Anyone who knows me knows that I’m a Facebook fan. I lurk on the site as I work most days, and I post way more than I should. One of the things I like about it is the fact that it makes me aware of small news stories, ones that haven’t had a chance to make a big splash in the mainstream media yet. And, no, I don’t rely on Facebook for my news, but it’s a fun side aspect to something I use for other purposes.

A story I saw yesterday upset me a great deal. In it, a biochemist who is also a Nobel laureate suggested that labs should be single-sex environments because female scientists cause problems for male scientists. In particular he said:

Let me tell you about my trouble with girls … three things happen when they are in the lab … You fall in love with them, they fall in love with you and when you criticise them, they cry.

He has since issued a “sorry but” response that actually begins to get at the issue. In his response he said: “I certainly did not mean to demean women, but rather be honest about my own shortcomings.” And, yes Dr. Hunt, if you see an issue over and over and the only common thing is you, you may be the problem. Apology or not, the whole thing left me feeling depressed about STEM, gender, and public personalities.

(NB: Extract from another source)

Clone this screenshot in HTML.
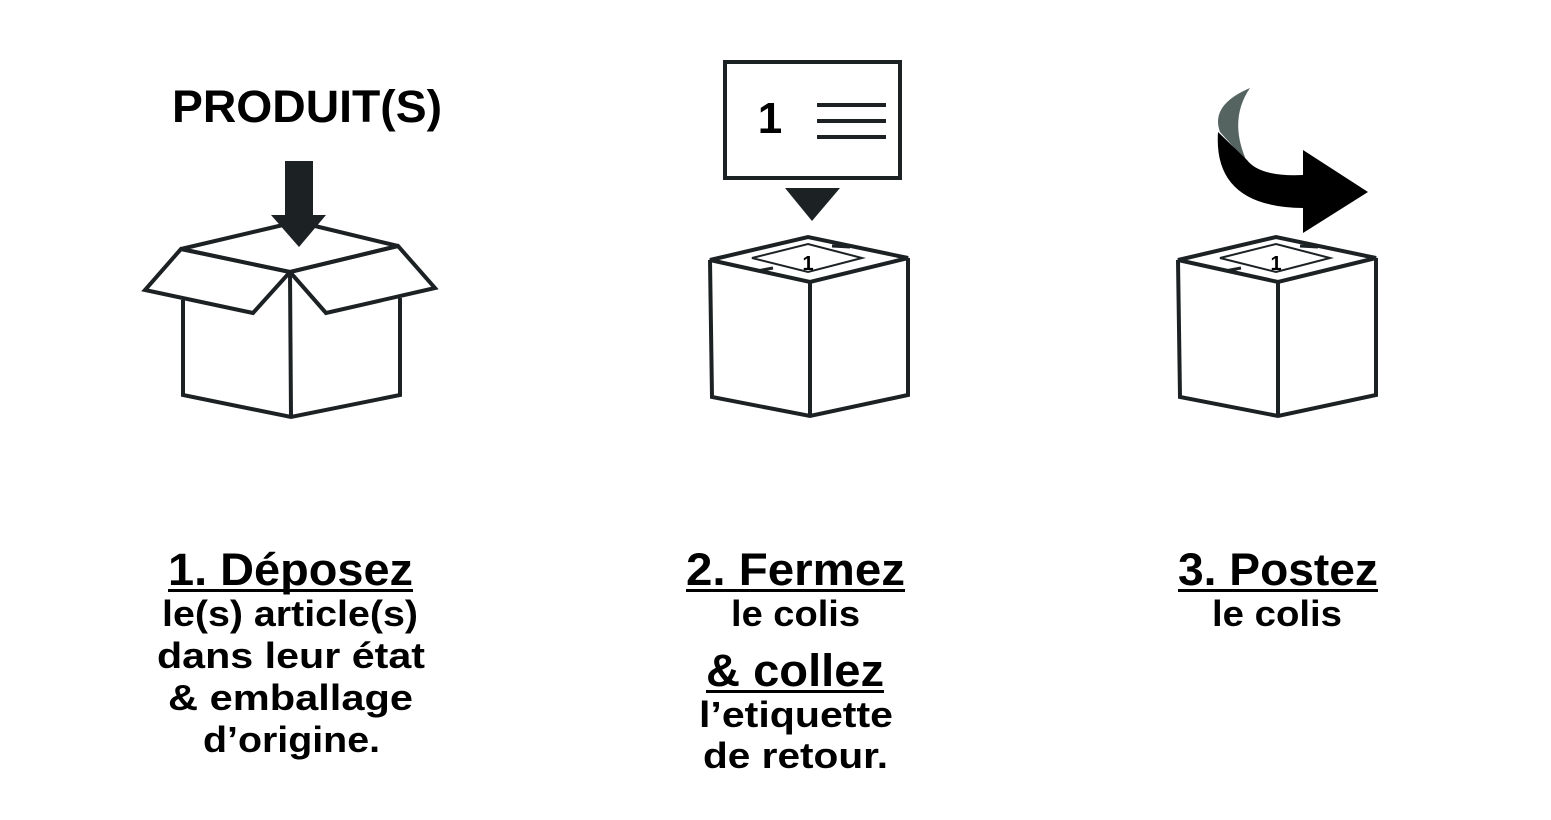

So I was thrilled to find a story about Tim Cook, Apple, and diversity in my ACM news this morning. There are so many amazing quotes from Tim Cook that I’m going to have to restrain myself from posting them all. The highlights include this one about diversity initiatives and programs:

Some of this costs money some of it doesn’t. Mostly it’s a way of thinking. And so if you believe as we believe that diversity leads to better products, and we’re all about making products that enrich peoples lives, then you obviously put a ton of energy behind diversity the same way you would put a ton of energy behind anything else that is truly important.

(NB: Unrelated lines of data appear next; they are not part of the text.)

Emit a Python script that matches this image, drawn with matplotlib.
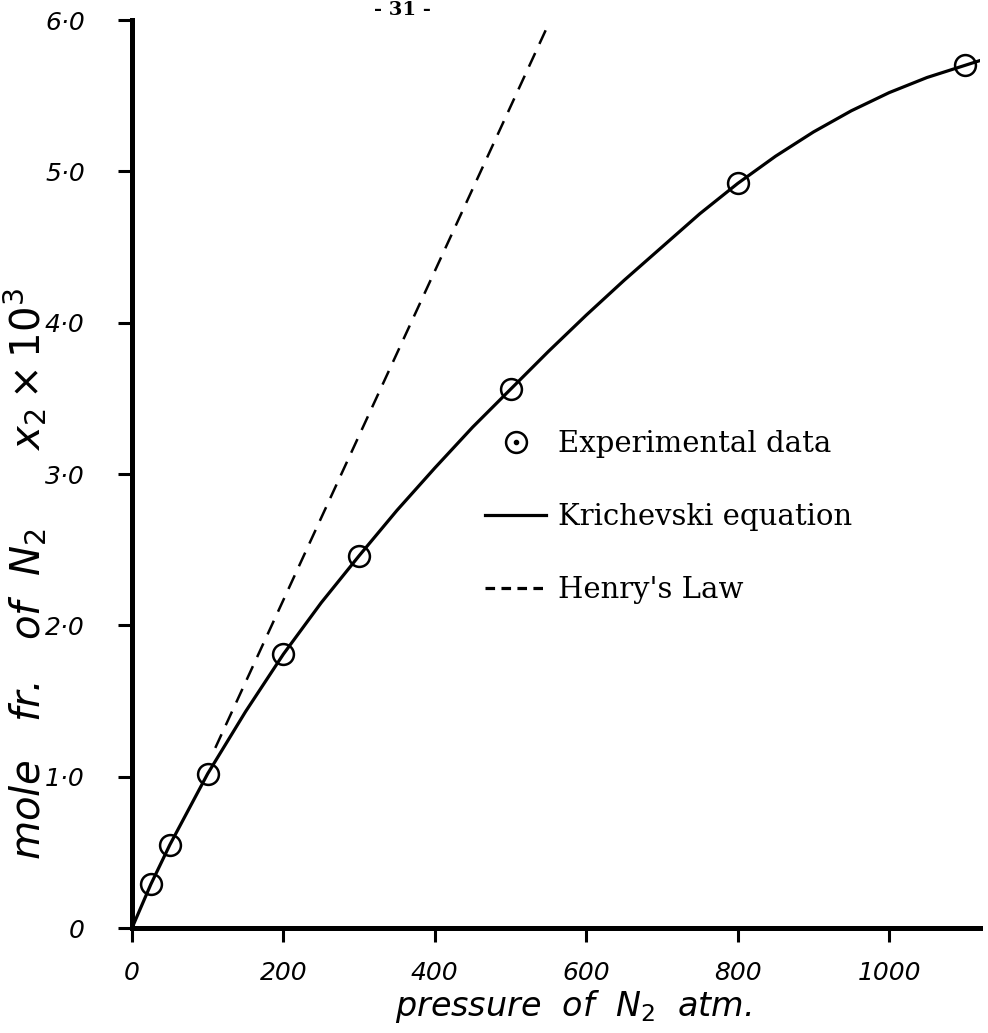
import matplotlib
matplotlib.use('Agg')
from matplotlib import pyplot as plt
from matplotlib.lines import Line2D
from matplotlib.legend_handler import HandlerTuple

# experimental points (pressure in atm, mole fraction x 10^3)
exp_p = [25, 50, 100, 200, 300, 500, 800, 1100]
exp_x = [0.29, 0.55, 1.02, 1.81, 2.46, 3.56, 4.92, 5.70]

# Krichevski curve
kr_p = [0, 25, 50, 100, 150, 200, 250, 300, 350, 400, 450, 500, 550, 600, 650,
        700, 750, 800, 850, 900, 950, 1000, 1050, 1100, 1125]
kr_x = [0.0, 0.29, 0.55, 1.02, 1.43, 1.81, 2.15, 2.46, 2.76, 3.04, 3.31, 3.56, 3.81,
        4.05, 4.28, 4.50, 4.72, 4.92, 5.10, 5.26, 5.40, 5.52, 5.62, 5.70, 5.74]

# Henry's law straight line (drawn part, it leaves the curve near 110 atm)
hl_p = [110, 548]
hl_x = [1.19, 5.95]

x_ticks = [0, 200, 400, 600, 800, 1000]
y_ticks = [0, 1, 2, 3, 4, 5, 6]
y_tick_labels = ['0', '1·0', '2·0', '3·0', '4·0', '5·0', '6·0']

plt.rcParams['mathtext.fontset'] = 'dejavusans'

fig = plt.figure(figsize=(9.88, 10.33), dpi=100)
ax = fig.add_axes([132 / 988, 1 - 928 / 1033, 848 / 988, 908 / 1033])

ax.plot(kr_p, kr_x, c='black', lw=2.3, solid_capstyle='round')
ax.plot(hl_p, hl_x, c='black', lw=1.8, dashes=(6, 4))
ax.plot(exp_p, exp_x, ls='none', marker='o', ms=15, mfc='none', mec='black', mew=1.8)

ax.set_xlim(0, 1120)
ax.set_ylim(0, 6.0)

for side in ['top', 'right']:
    ax.spines[side].set_visible(False)
for side in ['left', 'bottom']:
    ax.spines[side].set_linewidth(3.6)

ax.set_xticks(x_ticks)
ax.set_xticklabels([str(t) for t in x_ticks], fontstyle='italic', fontsize=18)
ax.set_yticks(y_ticks)
ax.set_yticklabels(y_tick_labels, fontstyle='italic', fontsize=18)
ax.tick_params(axis='both', direction='out', length=10, width=2.2, pad=14)
ax.tick_params(axis='y', pad=24)

ax.set_xlabel(r'pressure  of  $N_2$  atm.', fontsize=24, fontstyle='italic')
ax.xaxis.set_label_coords(0.52, -0.066)
ax.set_ylabel(r'mole   fr.   of  $N_2$      $x_2 \times 10^3$', fontsize=29, fontstyle='italic')
ax.yaxis.set_label_coords(-0.098, 0.39)

# legend
h_exp = (Line2D([], [], ls='none', marker='o', ms=15, mfc='none', mec='black', mew=1.8),
         Line2D([], [], ls='none', marker='o', ms=3, mfc='black', mec='black'))
h_kr = Line2D([], [], c='black', lw=2.3)
h_hl = Line2D([], [], c='black', lw=2.3, dashes=(3, 2))
leg = ax.legend([h_exp, h_kr, h_hl],
                ['Experimental data', 'Krichevski equation', "Henry's Law"],
                handler_map={tuple: HandlerTuple(ndivide=1, pad=0)},
                loc='upper left', bbox_to_anchor=(485 / 988, 1 - 430 / 1033),
                bbox_transform=fig.transFigure, frameon=False,
                prop={'family': 'DejaVu Serif', 'size': 21},
                handlelength=2.1, handletextpad=0.4, labelspacing=1.55,
                borderpad=0, borderaxespad=0)

# page number at top of the scanned page
fig.text(402 / 988, 0.999, '- 31 -', ha='center', va='top',
         fontsize=14, fontweight='bold', family='DejaVu Serif')

fig.savefig('out.png', dpi=100)
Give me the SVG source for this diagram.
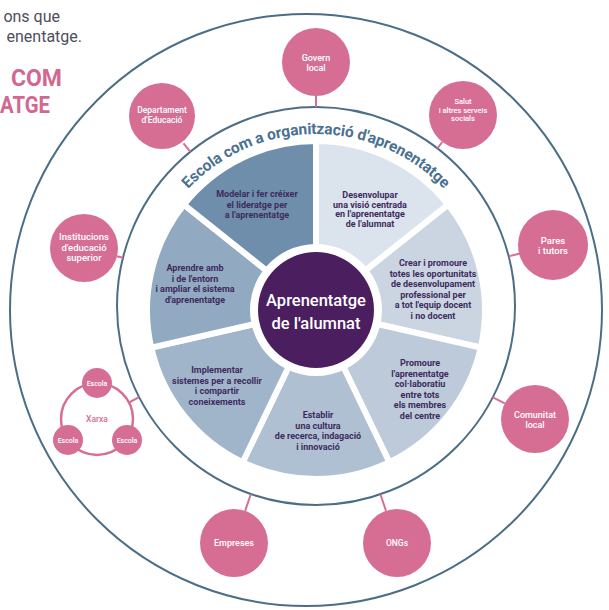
<svg xmlns="http://www.w3.org/2000/svg" width="609" height="610" viewBox="0 0 609 610">
<style>
.ring{fill:none;stroke:#4b6e86;stroke-width:2}
.pn{fill:#d66e94}
.pt{fill:#fff;font-family:Roboto,"Liberation Sans",sans-serif;font-weight:500;text-anchor:middle}
.seg{stroke:#fff;stroke-width:6}
.st{fill:#3e2b5e;font-family:Roboto,"Liberation Sans",sans-serif;font-weight:700;font-size:9px;text-anchor:middle}
.con{stroke:#d66e94;stroke-width:2;fill:none}
</style>
<rect width="609" height="610" fill="#fff"/>
<g id="header">
<text x="60" y="22" text-anchor="end" font-family="Roboto,'Liberation Sans',sans-serif" font-size="16" fill="#4e4e5c">ons que</text>
<text x="82" y="42" text-anchor="end" font-family="Roboto,'Liberation Sans',sans-serif" font-size="16" fill="#4e4e5c">enentatge.</text>
<text x="62" y="86" text-anchor="end" font-family="Roboto,'Liberation Sans',sans-serif" font-size="23" font-weight="700" fill="#d26890">COM</text>
<text x="0" y="113" font-family="Roboto,'Liberation Sans',sans-serif" font-size="23" font-weight="700" fill="#d26890" textLength="50" lengthAdjust="spacingAndGlyphs">ATGE</text>
</g>
<circle class="ring" cx="306" cy="310" r="296"/>
<circle class="ring" cx="316" cy="306" r="199"/>
<g id="connectors">
<line class="con" x1="316" y1="96" x2="316" y2="107"/>
<line class="con" x1="183.5" y1="143.4" x2="190.3" y2="151.7"/>
<line class="con" x1="442.3" y1="142" x2="437.4" y2="148.3"/>
<line class="con" x1="520" y1="253.5" x2="508.7" y2="256.4"/>
<line class="con" x1="504.8" y1="403.4" x2="492.9" y2="397.3"/>
<line class="con" x1="386" y1="510.8" x2="380.4" y2="494.3"/>
<line class="con" x1="245.1" y1="510.9" x2="250.9" y2="494"/>
<line class="con" x1="117" y1="256.2" x2="122.9" y2="257.7"/>
<line class="con" x1="129" y1="402.5" x2="139.1" y2="397.2"/>
</g>
<defs>
<path id="arc" d="M150.61,249.8 A176,176 0 0 1 481.39,249.8"/>
</defs>
<text font-family="Roboto,'Liberation Sans',sans-serif" font-size="15.5" font-weight="700" fill="#4a7191"><textPath href="#arc" startOffset="50%" text-anchor="middle" textLength="286" lengthAdjust="spacing">Escola com a organització d'aprenentatge</textPath></text>
<g id="seg-desenvolupar">
<path class="seg" fill="#dbe3ec" d="M316,141 A169,169 0 0 1 448.12,204.63 L365.25,270.72 A63,63 0 0 0 316,247 Z"/>
<text class="st"><tspan x="370" y="198">Desenvolupar</tspan><tspan x="370" y="207.5">una visió centrada</tspan><tspan x="370" y="217">en l'aprenentatge</tspan><tspan x="370" y="226.5">de l'alumnat</tspan></text>
</g>
<g id="seg-crear">
<path class="seg" fill="#cad5e1" d="M448.12,204.63 A169,169 0 0 1 480.76,347.6 L377.42,324.02 A63,63 0 0 0 365.25,270.72 Z"/>
<text class="st"><tspan x="433" y="266">Crear i promoure</tspan><tspan x="433" y="276.5">totes les oportunitats</tspan><tspan x="433" y="287">de desenvolupament</tspan><tspan x="433" y="297.5">professional per</tspan><tspan x="433" y="308">a tot l'equip docent</tspan><tspan x="433" y="318.5">i no docent</tspan></text>
</g>
<g id="seg-promoure">
<path class="seg" fill="#bccad9" d="M480.76,347.6 A169,169 0 0 1 389.33,462.27 L343.34,366.76 A63,63 0 0 0 377.42,324.02 Z"/>
<text class="st"><tspan x="420" y="366">Promoure</tspan><tspan x="420" y="376.5">l'aprenentatge</tspan><tspan x="420" y="387">col·laboratiu</tspan><tspan x="420" y="397.5">entre tots</tspan><tspan x="420" y="408">els membres</tspan><tspan x="420" y="418.5">del centre</tspan></text>
</g>
<g id="seg-establir">
<path class="seg" fill="#afc0d2" d="M389.33,462.27 A169,169 0 0 1 242.67,462.27 L288.66,366.76 A63,63 0 0 0 343.34,366.76 Z"/>
<text class="st"><tspan x="318" y="418">Establir</tspan><tspan x="318" y="428.5">una cultura</tspan><tspan x="318" y="439">de recerca, indagació</tspan><tspan x="318" y="449.5">i innovació</tspan></text>
</g>
<g id="seg-implementar">
<path class="seg" fill="#a1b5ca" d="M242.67,462.27 A169,169 0 0 1 151.24,347.6 L254.58,324.02 A63,63 0 0 0 288.66,366.76 Z"/>
<text class="st"><tspan x="217" y="373">Implementar</tspan><tspan x="217" y="383.5">sistemes per a recollir</tspan><tspan x="217" y="394">i compartir</tspan><tspan x="217" y="404.5">coneixements</tspan></text>
</g>
<g id="seg-aprendre">
<path class="seg" fill="#91a9c1" d="M151.24,347.6 A169,169 0 0 1 183.88,204.63 L266.75,270.72 A63,63 0 0 0 254.58,324.02 Z"/>
<text class="st"><tspan x="195" y="271">Aprendre amb</tspan><tspan x="195" y="281.5">i de l'entorn</tspan><tspan x="195" y="292">i ampliar el sistema</tspan><tspan x="195" y="302.5">d'aprenentatge</tspan></text>
</g>
<g id="seg-modelar">
<path class="seg" fill="#6f8eab" d="M183.88,204.63 A169,169 0 0 1 316,141 L316,247 A63,63 0 0 0 266.75,270.72 Z"/>
<text class="st"><tspan x="257" y="197">Modelar i fer créixer</tspan><tspan x="257" y="207.5">el lideratge per</tspan><tspan x="257" y="218">a l'aprenentatge</tspan></text>
</g>
<g id="center">
<circle cx="316" cy="310" r="58" fill="#4b1f5f"/>
<text x="316" y="306" text-anchor="middle" font-family="Roboto,'Liberation Sans',sans-serif" font-size="16.5" font-weight="500" fill="#fff">Aprenentatge</text>
<text x="316" y="329" text-anchor="middle" font-family="Roboto,'Liberation Sans',sans-serif" font-size="16.5" font-weight="500" fill="#fff">de l'alumnat</text>
</g>
<g id="n-govern">
<circle class="pn" cx="316" cy="62" r="34"/>
<text class="pt" font-size="9"><tspan x="316" y="61">Govern</tspan><tspan x="316" y="71">local</tspan></text>
</g>
<g id="n-departament">
<circle class="pn" cx="162" cy="116" r="33"/>
<text class="pt" font-size="8.5"><tspan x="162" y="113">Departament</tspan><tspan x="162" y="123">d'Educació</tspan></text>
</g>
<g id="n-salut">
<circle class="pn" cx="463" cy="115" r="34"/>
<text class="pt" font-size="7.5"><tspan x="463" y="104">Salut</tspan><tspan x="463" y="112.5">i altres serveis</tspan><tspan x="463" y="121">socials</tspan></text>
</g>
<g id="n-pares">
<circle class="pn" cx="553" cy="245" r="35"/>
<text class="pt" font-size="9.5"><tspan x="553" y="244">Pares</tspan><tspan x="553" y="254">i tutors</tspan></text>
</g>
<g id="n-comunitat">
<circle class="pn" cx="535" cy="419" r="34"/>
<text class="pt" font-size="9"><tspan x="535" y="418">Comunitat</tspan><tspan x="535" y="428">local</tspan></text>
</g>
<g id="n-ongs">
<circle class="pn" cx="397" cy="543" r="34"/>
<text class="pt" font-size="8.5" x="397" y="546">ONGs</text>
</g>
<g id="n-empreses">
<circle class="pn" cx="234" cy="543" r="34"/>
<text class="pt" font-size="9" x="234" y="546">Empreses</text>
</g>
<g id="n-institucions">
<circle class="pn" cx="84" cy="248" r="34"/>
<text class="pt" font-size="9.5"><tspan x="84" y="240">Institucions</tspan><tspan x="84" y="250.5">d'educació</tspan><tspan x="84" y="261">superior</tspan></text>
</g>
<g id="n-xarxa">
<circle cx="97" cy="419" r="36" fill="#fff" stroke="#d66e94" stroke-width="2.5"/>
<text x="97" y="422" text-anchor="middle" font-family="Roboto,'Liberation Sans',sans-serif" font-size="8.5" font-weight="500" fill="#d66e94">Xarxa</text>
</g>
<g id="n-escola-1">
<circle class="pn" cx="97" cy="383" r="15"/>
<text class="pt" font-size="7" x="97" y="385.5">Escola</text>
</g>
<g id="n-escola-2">
<circle class="pn" cx="68" cy="440" r="15"/>
<text class="pt" font-size="7" x="68" y="442.5">Escola</text>
</g>
<g id="n-escola-3">
<circle class="pn" cx="127" cy="440" r="15"/>
<text class="pt" font-size="7" x="127" y="442.5">Escola</text>
</g>
</svg>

He also commented on speaking out about diversity and its importance:

“The problem, as Dr. King said, is ‘the appalling silence of the good people,'” Cook insists. “I try to look at myself in the mirror and ask myself if I’m doing enough. And if the answer is no, I try to do something more. And sometimes you do things that don’t work and sometimes you do things that do work. Somehow we’ve got to get enough people to believe how important it is, and see how wrong it is not doing it.”

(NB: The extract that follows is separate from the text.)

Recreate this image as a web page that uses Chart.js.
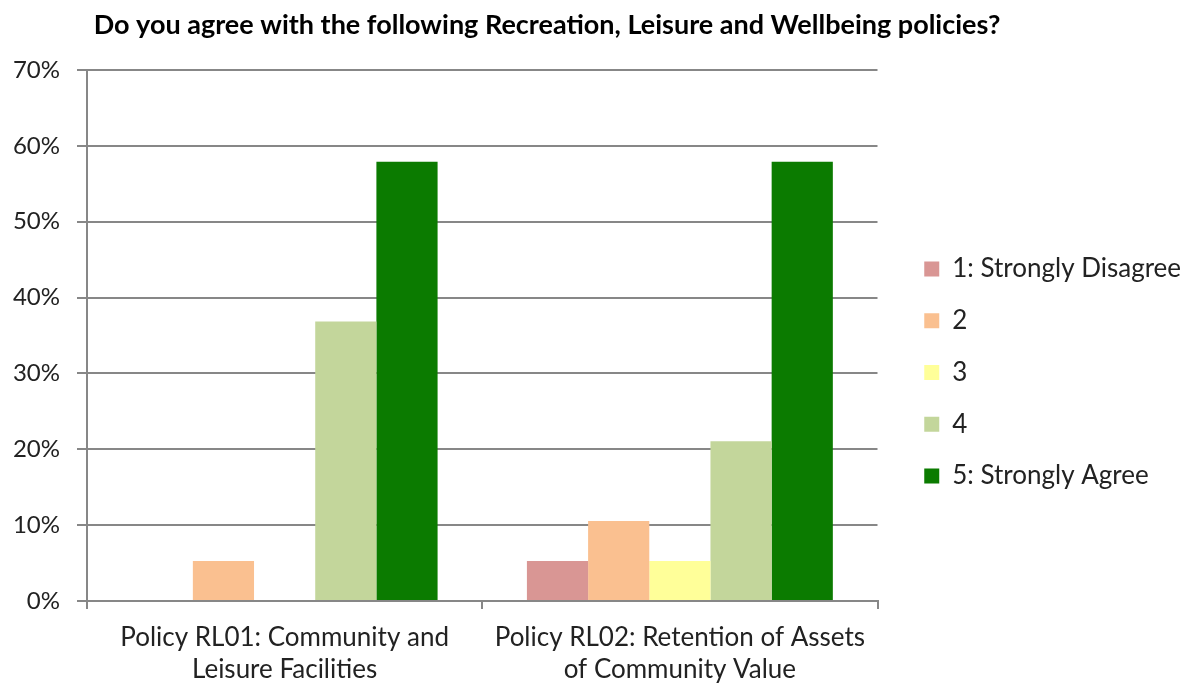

Yes, Mr. Cook is a CEO of a company that is concerned with being profitable, and this story is a PR dream. I’m sure those two facts aren’t unrelated. But at the same time, what he had to say and what Dr. Hunt had to say are so widely separated in terms of their consciousness of the impact of a lack of diversity on science, business, and society as a whole that it’s hard to believe they live on the same planet. And I would prefer to live on Mr. Cook’s planet.